*Challenge*
No pictures go into the copy. Write out exactly the lines below from the one containing "Convert this chart to Plotly code." through the one containing "import plotly.graph_objects as go".

*Provided data*
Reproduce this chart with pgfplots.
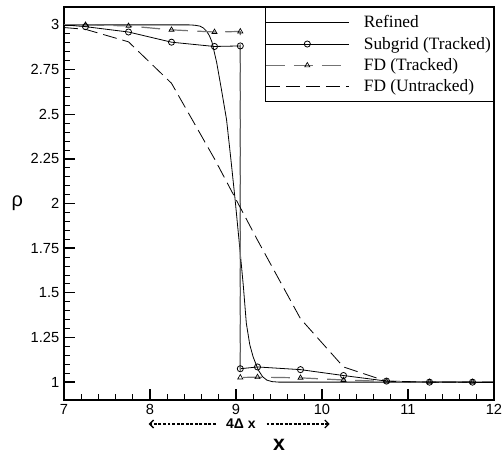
\documentclass[border=0pt]{standalone}
\usepackage{pgfplots}
\pgfplotsset{compat=1.18}
\usepackage{fontspec}
\setmainfont{Liberation Sans}
\newfontfamily\serif{Liberation Serif}
\usetikzlibrary{arrows.meta}

\begin{document}
\begin{tikzpicture}
\begin{axis}[
    scale only axis,
    width=322.5pt, height=294.75pt,
    xmin=7, xmax=12, ymin=0.9, ymax=3.1,
    xtick={7,8,9,10,11,12},
    ytick={1,1.25,1.5,1.75,2,2.25,2.5,2.75,3},
    minor x tick num=4, minor y tick num=4,
    tick pos=left,
    major tick length=8pt, minor tick length=4.5pt,
    major tick style={black, line width=1pt},
    minor tick style={black, line width=0.6pt},
    axis line style={line width=1.5pt},
    tick label style={font=\fontsize{11}{13}\selectfont},
    /pgf/number format/assume math mode=true,
    every axis y label/.style={at={(rel axis cs:0,0.5)}, anchor=center, xshift=-35pt},
    every axis x label/.style={at={(rel axis cs:0.5,0)}, anchor=center, yshift=-33.5pt},
    ylabel={\fontsize{15}{17}\selectfont ρ},
    xlabel={\fontsize{16}{18}\selectfont\bfseries x},
    clip=false,
    legend style={at={(rel axis cs:1,1)}, anchor=north east, draw=black,
        line width=0.7pt, fill=white,
        font=\serif\fontsize{13}{15}\selectfont,
        inner xsep=0pt, inner ysep=4pt, row sep=1.5pt,
        /tikz/every odd column/.append style={column sep=9pt}},
    legend cell align=left,
    legend image code/.code={\draw[mark repeat=2,mark phase=2,#1] plot coordinates {(0pt,0pt) (31pt,0pt) (62pt,0pt)};},
]
% Refined
\addplot[black, line width=0.6pt] coordinates {
 (7,3.0) (8.45,3.0) (8.52,2.998) (8.58,2.993) (8.62,2.983) (8.66,2.963) (8.69,2.94) (8.72,2.905)
 (8.775,2.79) (8.83,2.64) (8.89,2.47) (8.94,2.25) (8.99,2.02) (9.05,1.72)
 (9.085,1.54) (9.12,1.33) (9.16,1.21) (9.2,1.14) (9.26,1.067) (9.31,1.03)
 (9.36,1.011) (9.42,1.003) (9.5,1.0) (12,1.0)
};
\addlegendentry{Refined}
% Subgrid (Tracked)
\addplot[black, line width=0.6pt, mark=o, mark size=2.3pt, mark options={solid, fill=white}] coordinates {
 (7.25,2.99) (7.75,2.96) (8.25,2.903) (8.75,2.879) (9.05,2.882) (9.05,1.075)
 (9.25,1.085) (9.75,1.07) (10.25,1.037) (10.75,1.006) (11.25,1.0) (11.75,1.0)
};
\addlegendentry{Subgrid (Tracked)}
% FD (Tracked)
\addplot[black!55, line width=0.9pt, dash pattern=on 14pt off 7pt, mark=triangle, mark size=2.2pt,
    mark options={solid, black, line width=0.5pt, fill=white}] coordinates {
 (7.25,3.0) (7.75,2.994) (8.25,2.972) (8.75,2.96) (9.05,2.963) (9.05,1.026)
 (9.25,1.028) (9.75,1.024) (10.25,1.012) (10.75,1.004) (11.25,1.0) (11.75,1.0)
};
\addlegendentry{FD (Tracked)}
% FD (Untracked)
\addplot[black, line width=0.6pt, dash pattern=on 10.5pt off 4.5pt] coordinates {
 (7,2.985) (7.25,2.975) (7.75,2.905) (8.25,2.673) (8.75,2.25) (9.25,1.795)
 (9.75,1.355) (10.25,1.085) (10.75,1.005) (11.25,1.0) (12,1.0)
};
\addlegendentry{FD (Untracked)}
% line ends without marks
\addplot[black, line width=0.6pt, forget plot] coordinates {(7,3.0) (7.25,2.99)};
\addplot[black, line width=0.6pt, forget plot] coordinates {(11.75,1.0) (12,1.0)};
\addplot[black!55, line width=0.9pt, forget plot] coordinates {(7,3.0) (7.25,3.0)};

% 4 Delta x annotation
\draw[line width=1pt, dash pattern=on 2.2pt off 1.2pt, -{Straight Barb[length=3pt,width=6pt]}]
  ([yshift=-18pt]rel axis cs:0.353,0) -- ([yshift=-18pt]rel axis cs:0.197,0);
\draw[line width=1pt, dash pattern=on 2.2pt off 1.2pt, -{Straight Barb[length=3pt,width=6pt]}]
  ([yshift=-18pt]rel axis cs:0.471,0) -- ([yshift=-18pt]rel axis cs:0.618,0);
\node[font=\fontsize{10.5}{12}\selectfont\bfseries] at ([yshift=-18pt]rel axis cs:0.4115,0) {4Δ x};
\end{axis}
\pgfresetboundingbox
\path ([shift={(-48pt,-39.75pt)}]current axis.south west) rectangle ([shift={(6pt,5.25pt)}]current axis.north east);
\end{tikzpicture}
\end{document}
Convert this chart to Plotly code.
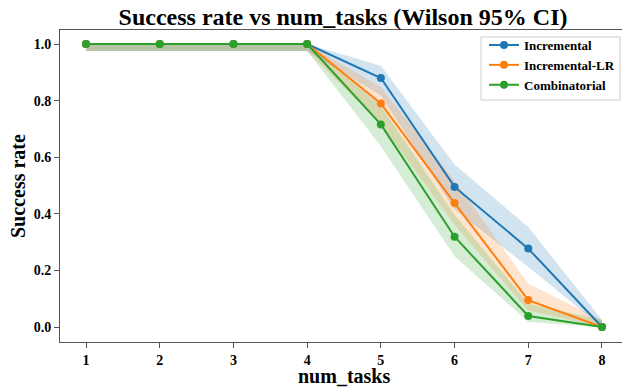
import plotly.graph_objects as go

num_tasks = [1, 2, 3, 4, 5, 6, 7, 8]
series_names = ["Incremental", "Incremental-LR", "Combinatorial"]
colors = ["#1f77b4", "#ff7f0e", "#2ca02c"]
fills = ["rgba(31,119,180,0.2)", "rgba(255,127,14,0.2)", "rgba(44,160,44,0.2)"]

incremental = [1.0, 1.0, 1.0, 1.0, 0.88, 0.495, 0.277, 0.0]
incremental_lo = [0.975, 0.975, 0.975, 0.975, 0.818, 0.416, 0.212, 0.0]
incremental_hi = [1.0, 1.0, 1.0, 1.0, 0.923, 0.574, 0.353, 0.025]

incremental_lr = [1.0, 1.0, 1.0, 1.0, 0.79, 0.438, 0.095, 0.0]
incremental_lr_lo = [0.975, 0.975, 0.975, 0.975, 0.718, 0.361, 0.058, 0.0]
incremental_lr_hi = [1.0, 1.0, 1.0, 1.0, 0.848, 0.518, 0.153, 0.025]

combinatorial = [1.0, 1.0, 1.0, 1.0, 0.716, 0.319, 0.039, 0.0]
combinatorial_lo = [0.975, 0.975, 0.975, 0.975, 0.639, 0.250, 0.018, 0.0]
combinatorial_hi = [1.0, 1.0, 1.0, 1.0, 0.782, 0.397, 0.083, 0.025]

y_ticks = [0.0, 0.2, 0.4, 0.6, 0.8, 1.0]
y_tick_labels = ["0.0", "0.2", "0.4", "0.6", "0.8", "1.0"]

series = [
    (incremental, incremental_lo, incremental_hi),
    (incremental_lr, incremental_lr_lo, incremental_lr_hi),
    (combinatorial, combinatorial_lo, combinatorial_hi),
]

FONT = "Liberation Serif"
fig = go.Figure()

for (vals, lo, hi), name, c, f in zip(series, series_names, colors, fills):
    fig.add_trace(go.Scatter(x=num_tasks, y=hi, mode="lines", line=dict(width=0),
                             showlegend=False, hoverinfo="skip"))
    fig.add_trace(go.Scatter(x=num_tasks, y=lo, mode="lines", line=dict(width=0),
                             fill="tonexty", fillcolor=f, showlegend=False, hoverinfo="skip"))

for (vals, lo, hi), name, c in zip(series, series_names, colors):
    fig.add_trace(go.Scatter(x=num_tasks, y=vals, mode="lines+markers", name=f"<b>{name}</b>",
                             line=dict(color=c, width=2),
                             marker=dict(color=c, size=8)))

# figure is slightly wider than the window: the right spine falls just outside the view
fig.update_layout(
    width=628, height=389,
    margin=dict(l=60, r=0, t=30, b=47, autoexpand=False),
    paper_bgcolor="white", plot_bgcolor="white",
    font=dict(family=FONT, color="black"),
    title=dict(text="<b>Success rate vs num_tasks (Wilson 95% CI)</b>",
               xref="container", x=0.5462, xanchor="center",
               yref="container", y=0.958, yanchor="middle",
               font=dict(family=FONT, size=24, color="black")),
    legend=dict(x=0.9859, xanchor="right", y=1.0, yanchor="top",
                bgcolor="rgba(0,0,0,0)", borderwidth=0,
                font=dict(family=FONT, size=13, color="black"),
                traceorder="normal", tracegroupgap=0, itemwidth=30),
    showlegend=True,
    shapes=[
        dict(type="rect", xref="paper", yref="paper", x0=0.7412, x1=0.9859, y0=0.7756, y1=0.9776,
             line=dict(color="#cccccc", width=1), fillcolor="rgba(255,255,255,0.8)", layer="above"),
    ],
    annotations=[
        dict(text="<b>num_tasks</b>", xref="paper", yref="paper", x=0.5, y=0,
             xanchor="center", yanchor="middle", yshift=-34, showarrow=False,
             font=dict(family=FONT, size=20, color="black")),
        dict(text="<b>Success rate</b>", xref="paper", yref="paper", x=0, y=0.5,
             xanchor="center", yanchor="middle", xshift=-42, textangle=-90, showarrow=False,
             font=dict(family=FONT, size=20, color="black")),
    ],
)

fig.update_xaxes(range=[0.647, 8.353], tickvals=num_tasks,
                 ticktext=[f"<b>{v}</b>" for v in num_tasks],
                 showgrid=False, zeroline=False, showline=True, linecolor="#555555",
                 linewidth=1, mirror=True, ticks="outside", ticklen=5, tickcolor="#555555",
                 tickfont=dict(family=FONT, size=14, color="black"), automargin=False)
fig.update_yaxes(range=[-0.053, 1.0495], tickvals=y_ticks,
                 ticktext=[f"<b>{t}</b>" for t in y_tick_labels],
                 showgrid=False, zeroline=False, showline=True, linecolor="#555555",
                 linewidth=1, ticks="outside", ticklen=5, tickcolor="#555555",
                 tickfont=dict(family=FONT, size=14, color="black"), automargin=False)

fig.write_html("out.html",
               config={"displayModeBar": False},
               post_script="document.body.style.margin='0';document.body.style.overflow='hidden';")
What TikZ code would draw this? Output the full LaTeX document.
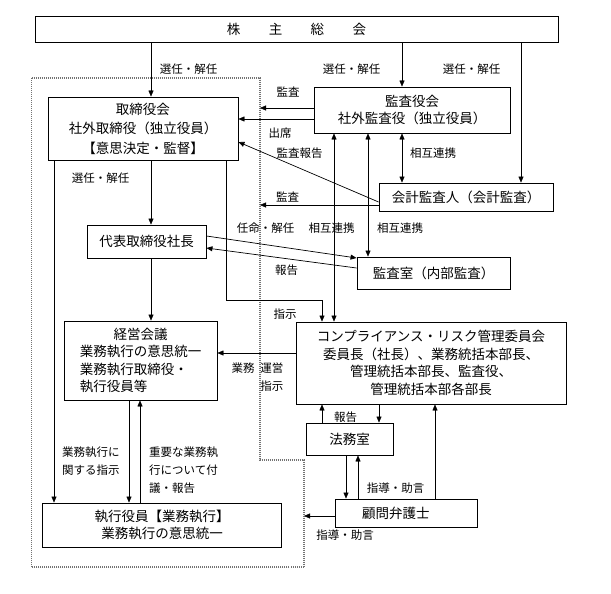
\documentclass[tikz,border=0pt]{standalone}
\usepackage{fontspec}
\usepackage{tikz}
\usetikzlibrary{arrows.meta, positioning}
\newfontfamily\jpfont{Noto Sans CJK JP}
\pgfdeclarelayer{edgelayer}
\pgfdeclarelayer{nodelayer}
\pgfsetlayers{nodelayer,main,edgelayer}
\tikzset{
	box/.style={draw, line width=0.9pt, inner sep=0pt, align=center, font={\jpfont\fontsize{13.5}{17.5}\selectfont}},
	lbl/.style={inner sep=0pt, align=left, font={\jpfont\fontsize{11.5}{18}\selectfont}},
	fence/.style={black!55, line width=1.5pt, dash pattern=on 1pt off 1pt},
}
\begin{document}
\begin{tikzpicture}[x=1pt, y=-1pt, line width=0.9pt, >={Triangle[length=6pt, width=5pt]}]
	\useasboundingbox (0,0) rectangle (611,594);
	\begin{pgfonlayer}{nodelayer}
		\node [box, minimum width=523, minimum height=26] (0) at (296.5, 29) {株\hspace{2.1em}主\hspace{2.1em}総\hspace{2.1em}会};
		\node [box, minimum width=190, minimum height=63, font={\jpfont\fontsize{13.5}{19.5}\selectfont}] (1) at (143, 128.5) {取締役会\\社外取締役（独立役員）\\【意思決定・監督】};
		\node [box, minimum width=196, minimum height=46] (2) at (412, 110) {監査役会\\社外監査役（独立役員）};
		\node [box, minimum width=174, minimum height=28] (3) at (466, 197) {会計監査人（会計監査）};
		\node [box, minimum width=119, minimum height=33] (4) at (146.5, 241.5) {代表取締役社長};
		\node [box, minimum width=153, minimum height=32] (5) at (433.5, 273) {監査室（内部監査）};
		\node [box, minimum width=153, minimum height=79, align=left] (6) at (140.5, 360.5) {\hspace*{2.5em}経営会議\\業務執行の意思統一\\業務執行取締役・\\執行役員等};
		\node [box, minimum width=270, minimum height=82] (7) at (431, 363) {コンプライアンス・リスク管理委員会\\委員長（社長）、業務統括本部長、\\管理統括本部長、監査役、\\管理統括本部各部長};
		\node [box, minimum width=87, minimum height=32] (8) at (349.5, 439) {法務室};
		\node [box, minimum width=142, minimum height=28] (9) at (406, 513) {顧問弁護士\hspace*{1.5em}};
		\node [box, minimum width=238.5, minimum height=44] (10) at (162, 525) {執行役員【業務執行】\\業務執行の意思統一};
		\node [lbl] (11) at (188.5, 69) {選任・解任};
		\node [lbl] (12) at (351.5, 69) {選任・解任};
		\node [lbl] (13) at (471.5, 69) {選任・解任};
		\node [lbl] (14) at (288, 92) {監査};
		\node [lbl] (15) at (280, 133) {出席};
		\node [lbl] (16) at (299.5, 153) {監査報告};
		\node [lbl] (17) at (433, 153) {相互連携};
		\node [lbl] (18) at (100.5, 178) {選任・解任};
		\node [lbl] (19) at (287.5, 197) {監査};
		\node [lbl] (60) at (265.5, 228) {任命・解任};
		\node [lbl] (61) at (331.5, 228) {相互連携};
		\node [lbl] (62) at (400, 228) {相互連携};
		\node [lbl] (63) at (286.5, 270) {報告};
		\node [lbl] (64) at (285, 314) {指示};
		\node [lbl, align=right] (65) at (257.5, 377.5) {業務\hspace{0.5em}運営\\指示};
		\node [lbl] (66) at (345.5, 417) {報告};
		\node [lbl] (67) at (395.5, 488) {指導・助言};
		\node [lbl] (68) at (345, 535) {指導・助言};
		\node [lbl, anchor=west] (69) at (62, 461) {業務執行に\\関する指示};
		\node [lbl, anchor=west] (70) at (149, 470) {重要な業務執\\行について付\\議・報告};
		% columns and rows
		\coordinate (20) at (151, 0);
		\coordinate (21) at (402, 0);
		\coordinate (22) at (521, 0);
		\coordinate (23) at (334, 0);
		\coordinate (24) at (368, 0);
		\coordinate (25) at (54, 0);
		\coordinate (26) at (226, 0);
		\coordinate (27) at (322, 300);
		\coordinate (50) at (129, 0);
		\coordinate (51) at (140, 0);
		\coordinate (52) at (379, 0);
		\coordinate (53) at (435, 0);
		\coordinate (54) at (346, 0);
		\coordinate (55) at (358, 0);
		\coordinate (30) at (0, 108);
		\coordinate (31) at (0, 119);
		\coordinate (32) at (0, 202);
		\coordinate (33) at (0, 142);
		\coordinate (34) at (0, 205);
		\coordinate (35) at (0, 236);
		\coordinate (36) at (0, 258);
		\coordinate (37) at (0, 268);
		\coordinate (38) at (0, 248);
		\coordinate (39) at (0, 353);
		\coordinate (56) at (0, 516);
		% dotted frame
		\coordinate (40) at (31.5, 78);
		\coordinate (41) at (260, 78);
		\coordinate (42) at (260, 460);
		\coordinate (43) at (304, 460);
		\coordinate (44) at (304, 567);
		\coordinate (45) at (31.5, 567);
	\end{pgfonlayer}
	\begin{pgfonlayer}{edgelayer}
		\draw [fence] (40) -- (41) -- (42) -- (43) -- (44) -- (45) -- cycle;
		\draw [->] (0.south -| 20) to (1.north -| 20);
		\draw [->] (0.south -| 21) to (2.north -| 21);
		\draw [->] (0.south -| 22) to (3.north -| 22);
		\draw [->] (2.west |- 30) to (41 |- 30);
		\draw [->] (2.west |- 31) to (1.east |- 31);
		\draw [->, line width=0.7pt] (3.west |- 32) to (1.east |- 33);
		\draw [->] (3.west |- 34) to (41 |- 34);
		\draw [<->] (2.south -| 21) to (3.north -| 21);
		\draw [<->] (2.south -| 23) to (7.north -| 23);
		\draw [<->] (2.south -| 24) to (5.north -| 24);
		\draw [->] (1.south -| 20) to (4.north -| 20);
		\draw [->] (1.south -| 25) to (10.north -| 25);
		\draw [->] (1.south -| 26) |- (27) to (7.north -| 27);
		\draw [->, line width=0.7pt] (4.east |- 35) to (5.west |- 36);
		\draw [->, line width=0.7pt] (5.west |- 37) to (4.east |- 38);
		\draw [->] (4.south -| 20) to (6.north -| 20);
		\draw [->] (7.west |- 39) to (6.east |- 39);
		\draw [->] (6.south -| 50) to (10.north -| 50);
		\draw [->] (10.north -| 51) to (6.south -| 51);
		\draw [->] (8.north -| 27) to (7.south -| 27);
		\draw [->] (7.south -| 52) to (8.north -| 52);
		\draw [->] (9.north -| 53) to (7.south -| 53);
		\draw [->] (8.south -| 54) to (9.north -| 54);
		\draw [->] (9.north -| 55) to (8.south -| 55);
		\draw [->] (9.west |- 56) to (43 |- 56);
	\end{pgfonlayer}
\end{tikzpicture}
\end{document}
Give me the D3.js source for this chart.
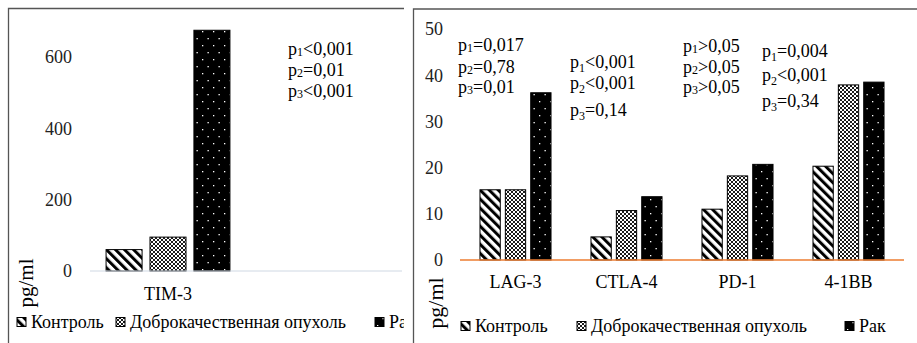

*Reply*
Convert this chart to Plotly code.
import plotly.graph_objects as go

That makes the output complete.